Stored data entries
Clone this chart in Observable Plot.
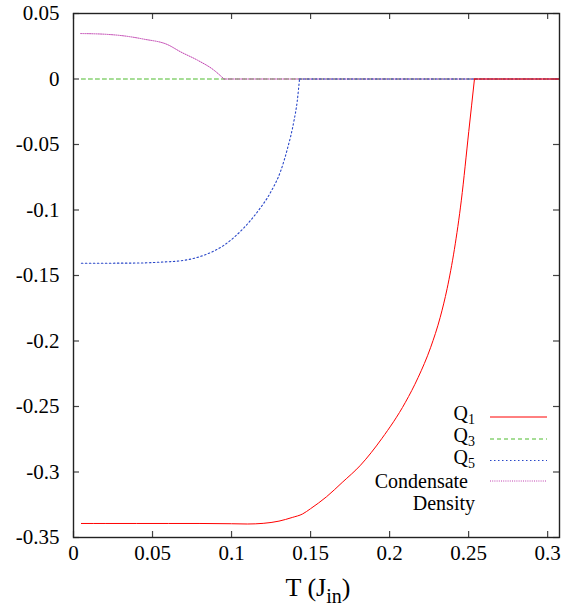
<!DOCTYPE html>
<html>
<head>
<meta charset="utf-8">
<script src="https://cdn.jsdelivr.net/npm/d3@7"></script>
<script src="https://cdn.jsdelivr.net/npm/@observablehq/plot@0.6"></script>
<style>
  body { margin: 0; background: #fff; }
  #chart { width: 572px; height: 608px; }
  #chart svg text, #chart svg tspan { font-family: "Liberation Serif", "Times New Roman", Times, "DejaVu Serif", serif !important; }
</style>
</head>
<body>
<div id="chart"></div>
<script>
// ---- data ----
const T_Q1 = [0.005, 0.02, 0.04, 0.06, 0.08, 0.1, 0.11, 0.12, 0.13, 0.1384, 0.145, 0.15, 0.16, 0.17, 0.1816, 0.195, 0.21, 0.218, 0.226, 0.232, 0.2364, 0.241, 0.2454, 0.2501, 0.2537, 0.28, 0.3075];
const Q1   = [-0.3393, -0.3393, -0.3393, -0.3393, -0.3393, -0.3395, -0.3397, -0.3392, -0.3375, -0.3347, -0.332, -0.328, -0.319, -0.308, -0.2948, -0.2746, -0.2468, -0.228, -0.2048, -0.182, -0.16, -0.13, -0.0925, -0.040, 0, 0, 0];

const T_Q3 = [0.005, 0.3075];
const Q3   = [0, 0];

const T_Q5 = [0.005, 0.02, 0.04, 0.055, 0.07, 0.0826, 0.0952, 0.1079, 0.1163, 0.1247, 0.131, 0.1353, 0.1394, 0.1416, 0.143, 0.2, 0.3075];
const Q5   = [-0.1406, -0.1406, -0.1405, -0.1398, -0.1384, -0.1345, -0.1269, -0.1135, -0.1015, -0.0865, -0.0705, -0.0535, -0.0325, -0.0165, 0, 0, 0];

const T_CD = [0.0046, 0.0194, 0.032, 0.0446, 0.0594, 0.0678, 0.0784, 0.0889, 0.0952, 0.2, 0.3075];
const CD   = [0.0347, 0.0342, 0.0329, 0.0304, 0.0263, 0.0207, 0.0144, 0.0067, 0, 0, 0];

const xTicks = [0, 0.05, 0.1, 0.15, 0.2, 0.25, 0.3];
const xTickLabels = ["0", "0.05", "0.1", "0.15", "0.2", "0.25", "0.3"];
const yTicks = [0.05, 0, -0.05, -0.1, -0.15, -0.2, -0.25, -0.3, -0.35];
const yTickLabels = ["0.05", "0", "-0.05", "-0.1", "-0.15", "-0.2", "-0.25", "-0.3", "-0.35"];

const colors = {Q1: "#ff0000", Q3: "#4cbb2c", Q5: "#2846c8", CD: "#c040b0"};
const dashes = {Q1: null, Q3: "4,3", Q5: "1.5,2.5", CD: "1,1.2"};

const toRows = (T, V) => T.map((t, i) => ({t, v: V[i]}));
// split a series at its first zero: smooth curved part, straight zero part
function parts(T, V) {
  const rows = toRows(T, V);
  const k = V.findIndex(v => v === 0);
  return [rows.slice(0, k + 1), rows.slice(k)];
}

const W = 572, H = 608;
const mL = 73, mR = 13, mT = 13, mB = 71;
const font = "Liberation Serif, Times New Roman, Times, DejaVu Serif, serif";

function seriesMarks(T, V, key, sw) {
  const [curved, flat] = parts(T, V);
  const opts = {x: "t", y: "v", stroke: colors[key], strokeWidth: sw, strokeDasharray: dashes[key]};
  return [
    Plot.line(curved, {...opts, curve: "monotone-x"}),
    Plot.line(flat, {...opts, curve: "linear"})
  ];
}

const plot = Plot.plot({
  width: W, height: H,
  marginLeft: mL, marginRight: mR, marginTop: mT, marginBottom: mB,
  style: {fontFamily: font, fontSize: "21px", background: "#fff", color: "#000"},
  x: {domain: [0, 0.3075]},
  y: {domain: [-0.35, 0.05]},
  marks: [
    Plot.axisX(xTicks, {tickSize: 0, tickPadding: 8, tickFormat: d => xTickLabels[xTicks.indexOf(d)], fontSize: 21, label: null}),
    Plot.axisY(yTicks, {tickSize: 0, tickPadding: 14, tickFormat: d => yTickLabels[yTicks.indexOf(d)], fontSize: 21, label: null}),
    // inward ticks (bottom, top, left, right)
    Plot.tickX(xTicks, {x: d => d, insetTop: 518, stroke: "#444", strokeWidth: 1.2}),
    Plot.tickX(xTicks, {x: d => d, insetBottom: 518, stroke: "#444", strokeWidth: 1.2}),
    Plot.tickY(yTicks, {y: d => d, insetRight: 480, stroke: "#444", strokeWidth: 1.2}),
    Plot.tickY(yTicks, {y: d => d, insetLeft: 480, stroke: "#444", strokeWidth: 1.2}),
    Plot.line(toRows(T_Q3, Q3), {x: "t", y: "v", stroke: colors.Q3, strokeWidth: 1, strokeDasharray: dashes.Q3}),
    ...seriesMarks(T_CD, CD, "CD", 1),
    ...seriesMarks(T_Q5, Q5, "Q5", 1.1),
    ...seriesMarks(T_Q1, Q1, "Q1", 1),
    Plot.frame({stroke: "#222", strokeWidth: 1.4})
  ]
});

document.getElementById("chart").appendChild(plot);

// ---- legend and x label (with subscripts) ----
const svg = d3.select(plot);
const legend = svg.append("g").attr("font-family", font).attr("font-size", 20).attr("fill", "#000");
const rows = [
  {key: "Q1", sub: "1", y: 417},
  {key: "Q3", sub: "3", y: 439},
  {key: "Q5", sub: "5", y: 460.5}
];
rows.forEach(r => {
  const t = legend.append("text").attr("x", 475).attr("y", r.y + 3).attr("text-anchor", "end");
  t.append("tspan").text("Q");
  t.append("tspan").attr("dy", 4).attr("font-size", 14).text(r.sub);
  legend.append("line").attr("x1", 490).attr("x2", 547).attr("y1", r.y).attr("y2", r.y)
    .attr("stroke", colors[r.key]).attr("stroke-width", r.key === "Q5" ? 1.1 : 1)
    .attr("stroke-dasharray", dashes[r.key]);
});
legend.append("text").attr("x", 468).attr("y", 488).attr("text-anchor", "end").text("Condensate");
legend.append("text").attr("x", 475).attr("y", 510).attr("text-anchor", "end").text("Density");
legend.append("line").attr("x1", 490).attr("x2", 547).attr("y1", 481).attr("y2", 481)
  .attr("stroke", colors.CD).attr("stroke-width", 1).attr("stroke-dasharray", dashes.CD);

const xl = svg.append("text").attr("x", 318).attr("y", 596).attr("text-anchor", "middle")
  .attr("font-family", font).attr("font-size", 26).attr("fill", "#000");
xl.append("tspan").text("T (J");
xl.append("tspan").attr("dy", 7).attr("font-size", 20).text("in");
xl.append("tspan").attr("dy", -7).text(")");
</script>
</body>
</html>
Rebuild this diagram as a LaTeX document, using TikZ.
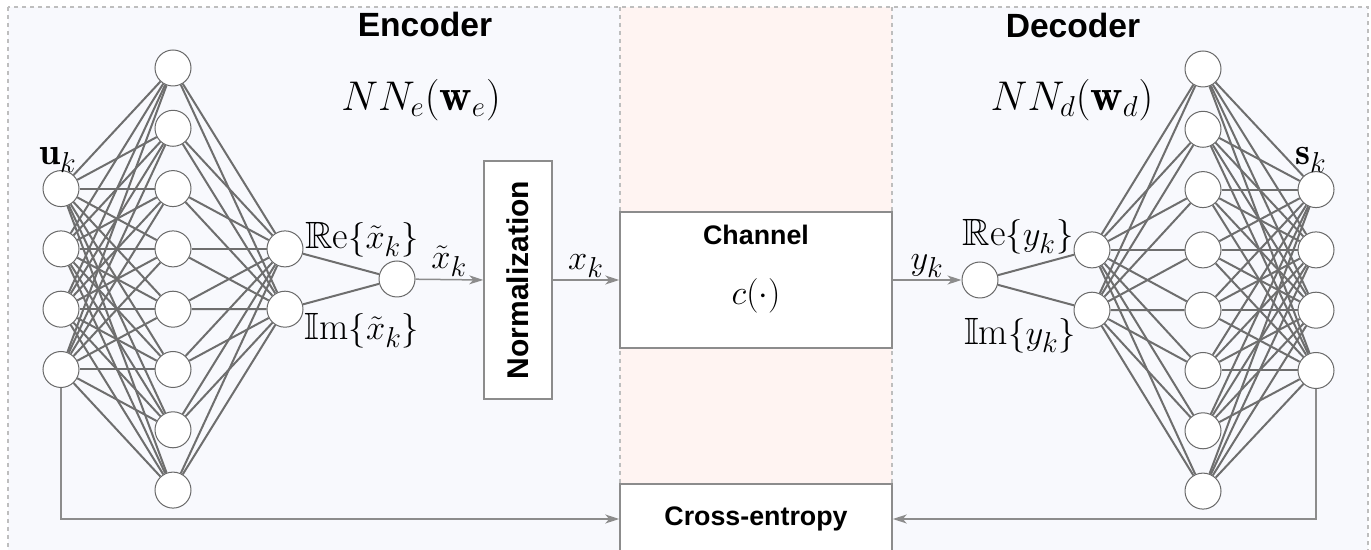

▶ _Instructions for the task_
Write the lines above out again exactly, without any of their pictures.

▶ _Solution to the exercise_
Clone this chart in Observable Plot.
<!DOCTYPE html>
<html>
<head>
<meta charset="utf-8">
<script src="https://cdn.jsdelivr.net/npm/d3@7"></script>
<script src="https://cdn.jsdelivr.net/npm/@observablehq/plot@0.6"></script>
<style>
  body { margin: 0; background: #fff; }
  #chart { width: 572px; height: 608px; }
  #chart svg text, #chart svg tspan { font-family: "Liberation Serif", "Times New Roman", Times, "DejaVu Serif", serif !important; }
</style>
</head>
<body>
<div id="chart"></div>
<script>
// ---- data ----
const T_Q1 = [0.005, 0.02, 0.04, 0.06, 0.08, 0.1, 0.11, 0.12, 0.13, 0.1384, 0.145, 0.15, 0.16, 0.17, 0.1816, 0.195, 0.21, 0.218, 0.226, 0.232, 0.2364, 0.241, 0.2454, 0.2501, 0.2537, 0.28, 0.3075];
const Q1   = [-0.3393, -0.3393, -0.3393, -0.3393, -0.3393, -0.3395, -0.3397, -0.3392, -0.3375, -0.3347, -0.332, -0.328, -0.319, -0.308, -0.2948, -0.2746, -0.2468, -0.228, -0.2048, -0.182, -0.16, -0.13, -0.0925, -0.040, 0, 0, 0];

const T_Q3 = [0.005, 0.3075];
const Q3   = [0, 0];

const T_Q5 = [0.005, 0.02, 0.04, 0.055, 0.07, 0.0826, 0.0952, 0.1079, 0.1163, 0.1247, 0.131, 0.1353, 0.1394, 0.1416, 0.143, 0.2, 0.3075];
const Q5   = [-0.1406, -0.1406, -0.1405, -0.1398, -0.1384, -0.1345, -0.1269, -0.1135, -0.1015, -0.0865, -0.0705, -0.0535, -0.0325, -0.0165, 0, 0, 0];

const T_CD = [0.0046, 0.0194, 0.032, 0.0446, 0.0594, 0.0678, 0.0784, 0.0889, 0.0952, 0.2, 0.3075];
const CD   = [0.0347, 0.0342, 0.0329, 0.0304, 0.0263, 0.0207, 0.0144, 0.0067, 0, 0, 0];

const xTicks = [0, 0.05, 0.1, 0.15, 0.2, 0.25, 0.3];
const xTickLabels = ["0", "0.05", "0.1", "0.15", "0.2", "0.25", "0.3"];
const yTicks = [0.05, 0, -0.05, -0.1, -0.15, -0.2, -0.25, -0.3, -0.35];
const yTickLabels = ["0.05", "0", "-0.05", "-0.1", "-0.15", "-0.2", "-0.25", "-0.3", "-0.35"];

const colors = {Q1: "#ff0000", Q3: "#4cbb2c", Q5: "#2846c8", CD: "#c040b0"};
const dashes = {Q1: null, Q3: "4,3", Q5: "1.5,2.5", CD: "1,1.2"};

const toRows = (T, V) => T.map((t, i) => ({t, v: V[i]}));
// split a series at its first zero: smooth curved part, straight zero part
function parts(T, V) {
  const rows = toRows(T, V);
  const k = V.findIndex(v => v === 0);
  return [rows.slice(0, k + 1), rows.slice(k)];
}

const W = 572, H = 608;
const mL = 73, mR = 13, mT = 13, mB = 71;
const font = "Liberation Serif, Times New Roman, Times, DejaVu Serif, serif";

function seriesMarks(T, V, key, sw) {
  const [curved, flat] = parts(T, V);
  const opts = {x: "t", y: "v", stroke: colors[key], strokeWidth: sw, strokeDasharray: dashes[key]};
  return [
    Plot.line(curved, {...opts, curve: "monotone-x"}),
    Plot.line(flat, {...opts, curve: "linear"})
  ];
}

const plot = Plot.plot({
  width: W, height: H,
  marginLeft: mL, marginRight: mR, marginTop: mT, marginBottom: mB,
  style: {fontFamily: font, fontSize: "21px", background: "#fff", color: "#000"},
  x: {domain: [0, 0.3075]},
  y: {domain: [-0.35, 0.05]},
  marks: [
    Plot.axisX(xTicks, {tickSize: 0, tickPadding: 8, tickFormat: d => xTickLabels[xTicks.indexOf(d)], fontSize: 21, label: null}),
    Plot.axisY(yTicks, {tickSize: 0, tickPadding: 14, tickFormat: d => yTickLabels[yTicks.indexOf(d)], fontSize: 21, label: null}),
    // inward ticks (bottom, top, left, right)
    Plot.tickX(xTicks, {x: d => d, insetTop: 518, stroke: "#444", strokeWidth: 1.2}),
    Plot.tickX(xTicks, {x: d => d, insetBottom: 518, stroke: "#444", strokeWidth: 1.2}),
    Plot.tickY(yTicks, {y: d => d, insetRight: 480, stroke: "#444", strokeWidth: 1.2}),
    Plot.tickY(yTicks, {y: d => d, insetLeft: 480, stroke: "#444", strokeWidth: 1.2}),
    Plot.line(toRows(T_Q3, Q3), {x: "t", y: "v", stroke: colors.Q3, strokeWidth: 1, strokeDasharray: dashes.Q3}),
    ...seriesMarks(T_CD, CD, "CD", 1),
    ...seriesMarks(T_Q5, Q5, "Q5", 1.1),
    ...seriesMarks(T_Q1, Q1, "Q1", 1),
    Plot.frame({stroke: "#222", strokeWidth: 1.4})
  ]
});

document.getElementById("chart").appendChild(plot);

// ---- legend and x label (with subscripts) ----
const svg = d3.select(plot);
const legend = svg.append("g").attr("font-family", font).attr("font-size", 20).attr("fill", "#000");
const rows = [
  {key: "Q1", sub: "1", y: 417},
  {key: "Q3", sub: "3", y: 439},
  {key: "Q5", sub: "5", y: 460.5}
];
rows.forEach(r => {
  const t = legend.append("text").attr("x", 475).attr("y", r.y + 3).attr("text-anchor", "end");
  t.append("tspan").text("Q");
  t.append("tspan").attr("dy", 4).attr("font-size", 14).text(r.sub);
  legend.append("line").attr("x1", 490).attr("x2", 547).attr("y1", r.y).attr("y2", r.y)
    .attr("stroke", colors[r.key]).attr("stroke-width", r.key === "Q5" ? 1.1 : 1)
    .attr("stroke-dasharray", dashes[r.key]);
});
legend.append("text").attr("x", 468).attr("y", 488).attr("text-anchor", "end").text("Condensate");
legend.append("text").attr("x", 475).attr("y", 510).attr("text-anchor", "end").text("Density");
legend.append("line").attr("x1", 490).attr("x2", 547).attr("y1", 481).attr("y2", 481)
  .attr("stroke", colors.CD).attr("stroke-width", 1).attr("stroke-dasharray", dashes.CD);

const xl = svg.append("text").attr("x", 318).attr("y", 596).attr("text-anchor", "middle")
  .attr("font-family", font).attr("font-size", 26).attr("fill", "#000");
xl.append("tspan").text("T (J");
xl.append("tspan").attr("dy", 7).attr("font-size", 20).text("in");
xl.append("tspan").attr("dy", -7).text(")");
</script>
</body>
</html>
Rebuild this diagram as a LaTeX document, using TikZ.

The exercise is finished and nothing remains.